Write three things your grief feels like today. Is it a monster? If so, what kind—describe it, complete with smell and sound. Maybe it’s an element: fire, water, wind, earth? A broken toy? A room? A celebrity?
If your grief could talk, what would it say? Don’t worry about whether your metaphors/similes (a simile is just a type of metaphor, by the way, despite what your middle school English teacher might have told you) “go with” this step. In fact, don’t worry if any of these steps go together. It’s a poem—and poems can use what we call “the lyric leap.” That means you don’t have to get us from point A to point D; we can leap there!
What would you like to say back to your grief? Would it be a shout, a whisper, would you have to write it on a slip of paper and put it in a bottle to be dropped in the sea?

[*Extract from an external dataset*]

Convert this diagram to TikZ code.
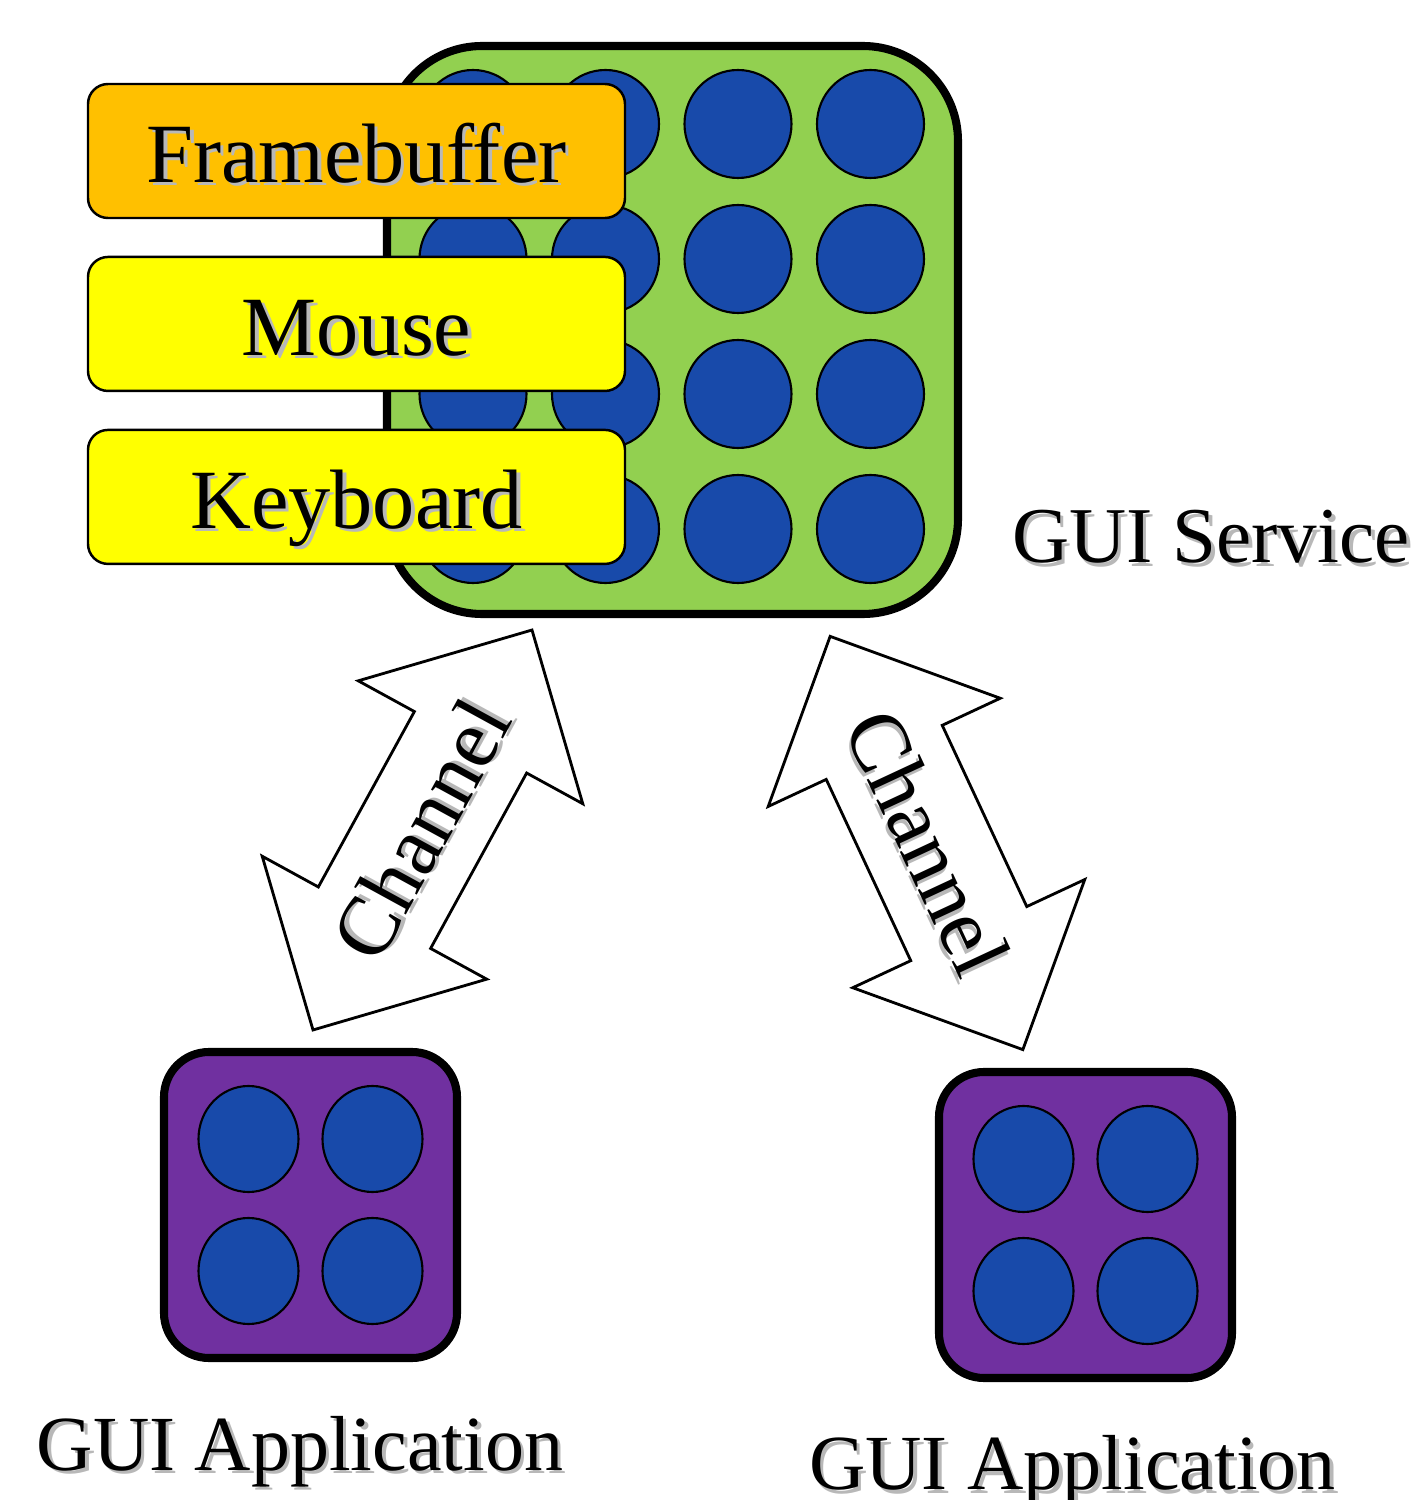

Let’s say you and your grief are going somewhere together. What vehicle would you be in? Would it just be the two of you, or would others be there, too?
Finally, where are you going? A place on earth or in the universe, an imaginary place, a time?
The point is: when you can articulate something about your grief, give it a shape and a voice, give yourself a voice, you are making meaning of it. You are directly engaging in your own process of being and becoming. I can’t make your grief go away; no one can do that. It’s part of you, and it’s part of being human. We are all beautiful mosaics of loss.